** Start Input material **

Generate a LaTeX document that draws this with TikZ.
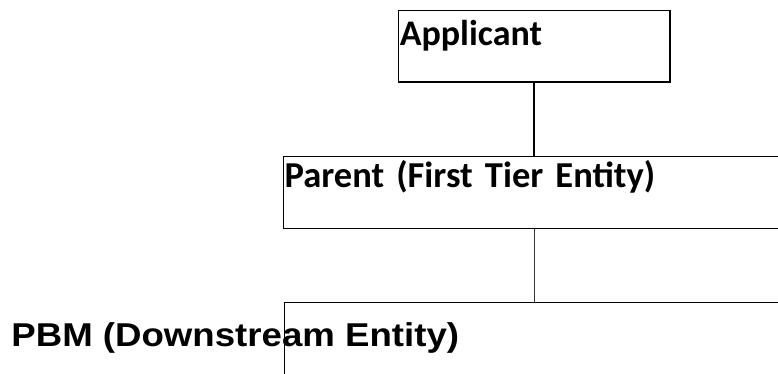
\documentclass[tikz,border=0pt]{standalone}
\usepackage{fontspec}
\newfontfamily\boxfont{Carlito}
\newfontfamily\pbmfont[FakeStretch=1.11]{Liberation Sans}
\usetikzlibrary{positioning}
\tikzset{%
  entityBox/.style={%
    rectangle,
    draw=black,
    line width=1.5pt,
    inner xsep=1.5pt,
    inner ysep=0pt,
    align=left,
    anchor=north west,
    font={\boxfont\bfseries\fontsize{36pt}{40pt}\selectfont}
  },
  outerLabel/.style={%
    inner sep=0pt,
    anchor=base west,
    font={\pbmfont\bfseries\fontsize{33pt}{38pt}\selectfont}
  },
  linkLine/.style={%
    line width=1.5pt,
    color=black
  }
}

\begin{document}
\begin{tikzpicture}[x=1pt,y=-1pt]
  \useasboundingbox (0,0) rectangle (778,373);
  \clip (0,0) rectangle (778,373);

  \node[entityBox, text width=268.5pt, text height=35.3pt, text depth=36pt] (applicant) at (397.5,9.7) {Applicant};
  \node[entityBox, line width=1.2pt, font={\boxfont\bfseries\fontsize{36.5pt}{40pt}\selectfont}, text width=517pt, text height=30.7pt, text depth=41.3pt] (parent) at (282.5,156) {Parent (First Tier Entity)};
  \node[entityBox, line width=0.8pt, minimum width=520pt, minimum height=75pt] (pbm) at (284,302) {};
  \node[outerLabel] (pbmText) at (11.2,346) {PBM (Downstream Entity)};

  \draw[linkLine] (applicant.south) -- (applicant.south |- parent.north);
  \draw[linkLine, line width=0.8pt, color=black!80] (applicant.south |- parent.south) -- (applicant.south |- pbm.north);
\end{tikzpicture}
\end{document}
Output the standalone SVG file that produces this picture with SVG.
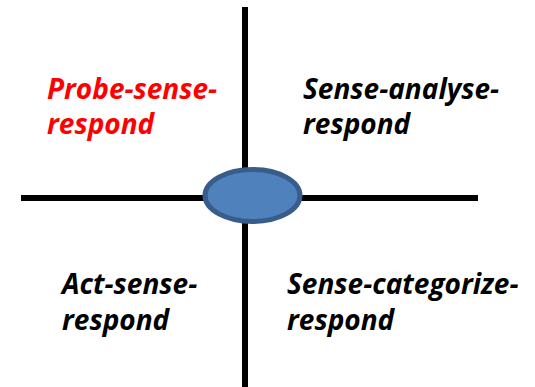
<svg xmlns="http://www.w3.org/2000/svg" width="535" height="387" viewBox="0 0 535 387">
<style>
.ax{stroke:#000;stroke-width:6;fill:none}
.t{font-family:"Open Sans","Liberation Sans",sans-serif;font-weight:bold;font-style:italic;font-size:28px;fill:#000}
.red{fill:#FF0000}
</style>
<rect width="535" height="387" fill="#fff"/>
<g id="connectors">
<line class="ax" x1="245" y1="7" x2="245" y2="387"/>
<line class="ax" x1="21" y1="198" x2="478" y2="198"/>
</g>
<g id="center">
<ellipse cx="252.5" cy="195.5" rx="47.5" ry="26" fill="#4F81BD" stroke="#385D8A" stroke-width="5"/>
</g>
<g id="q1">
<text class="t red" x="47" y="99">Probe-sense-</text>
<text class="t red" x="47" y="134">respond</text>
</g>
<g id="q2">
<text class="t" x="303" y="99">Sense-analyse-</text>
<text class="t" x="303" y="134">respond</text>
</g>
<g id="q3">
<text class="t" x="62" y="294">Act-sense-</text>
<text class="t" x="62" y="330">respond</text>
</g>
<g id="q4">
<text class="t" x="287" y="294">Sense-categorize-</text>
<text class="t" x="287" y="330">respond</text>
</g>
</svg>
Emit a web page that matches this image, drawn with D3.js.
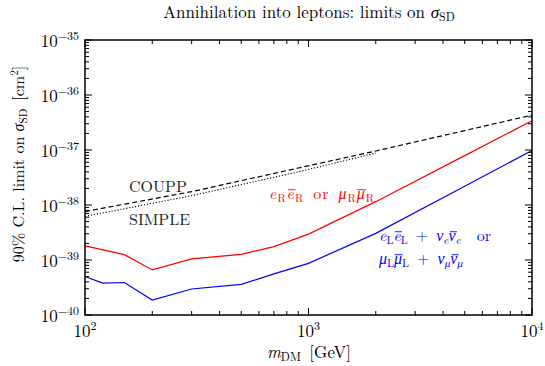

** End Input material **

* _Task_
Transcribe the records above exactly, omitting every picture they contain.

* _Full solution_
Generate a LaTeX document that draws this with TikZ.
\documentclass[tikz,border=0pt]{standalone}
\usepackage{fontspec}
\newfontfamily\boxfont{Carlito}
\newfontfamily\pbmfont[FakeStretch=1.11]{Liberation Sans}
\usetikzlibrary{positioning}
\tikzset{%
  entityBox/.style={%
    rectangle,
    draw=black,
    line width=1.5pt,
    inner xsep=1.5pt,
    inner ysep=0pt,
    align=left,
    anchor=north west,
    font={\boxfont\bfseries\fontsize{36pt}{40pt}\selectfont}
  },
  outerLabel/.style={%
    inner sep=0pt,
    anchor=base west,
    font={\pbmfont\bfseries\fontsize{33pt}{38pt}\selectfont}
  },
  linkLine/.style={%
    line width=1.5pt,
    color=black
  }
}

\begin{document}
\begin{tikzpicture}[x=1pt,y=-1pt]
  \useasboundingbox (0,0) rectangle (778,373);
  \clip (0,0) rectangle (778,373);

  \node[entityBox, text width=268.5pt, text height=35.3pt, text depth=36pt] (applicant) at (397.5,9.7) {Applicant};
  \node[entityBox, line width=1.2pt, font={\boxfont\bfseries\fontsize{36.5pt}{40pt}\selectfont}, text width=517pt, text height=30.7pt, text depth=41.3pt] (parent) at (282.5,156) {Parent (First Tier Entity)};
  \node[entityBox, line width=0.8pt, minimum width=520pt, minimum height=75pt] (pbm) at (284,302) {};
  \node[outerLabel] (pbmText) at (11.2,346) {PBM (Downstream Entity)};

  \draw[linkLine] (applicant.south) -- (applicant.south |- parent.north);
  \draw[linkLine, line width=0.8pt, color=black!80] (applicant.south |- parent.south) -- (applicant.south |- pbm.north);
\end{tikzpicture}
\end{document}
Output the standalone SVG file that produces this picture with SVG.
<svg xmlns="http://www.w3.org/2000/svg" width="535" height="387" viewBox="0 0 535 387">
<style>
.ax{stroke:#000;stroke-width:6;fill:none}
.t{font-family:"Open Sans","Liberation Sans",sans-serif;font-weight:bold;font-style:italic;font-size:28px;fill:#000}
.red{fill:#FF0000}
</style>
<rect width="535" height="387" fill="#fff"/>
<g id="connectors">
<line class="ax" x1="245" y1="7" x2="245" y2="387"/>
<line class="ax" x1="21" y1="198" x2="478" y2="198"/>
</g>
<g id="center">
<ellipse cx="252.5" cy="195.5" rx="47.5" ry="26" fill="#4F81BD" stroke="#385D8A" stroke-width="5"/>
</g>
<g id="q1">
<text class="t red" x="47" y="99">Probe-sense-</text>
<text class="t red" x="47" y="134">respond</text>
</g>
<g id="q2">
<text class="t" x="303" y="99">Sense-analyse-</text>
<text class="t" x="303" y="134">respond</text>
</g>
<g id="q3">
<text class="t" x="62" y="294">Act-sense-</text>
<text class="t" x="62" y="330">respond</text>
</g>
<g id="q4">
<text class="t" x="287" y="294">Sense-categorize-</text>
<text class="t" x="287" y="330">respond</text>
</g>
</svg>
Emit a web page that matches this image, drawn with D3.js.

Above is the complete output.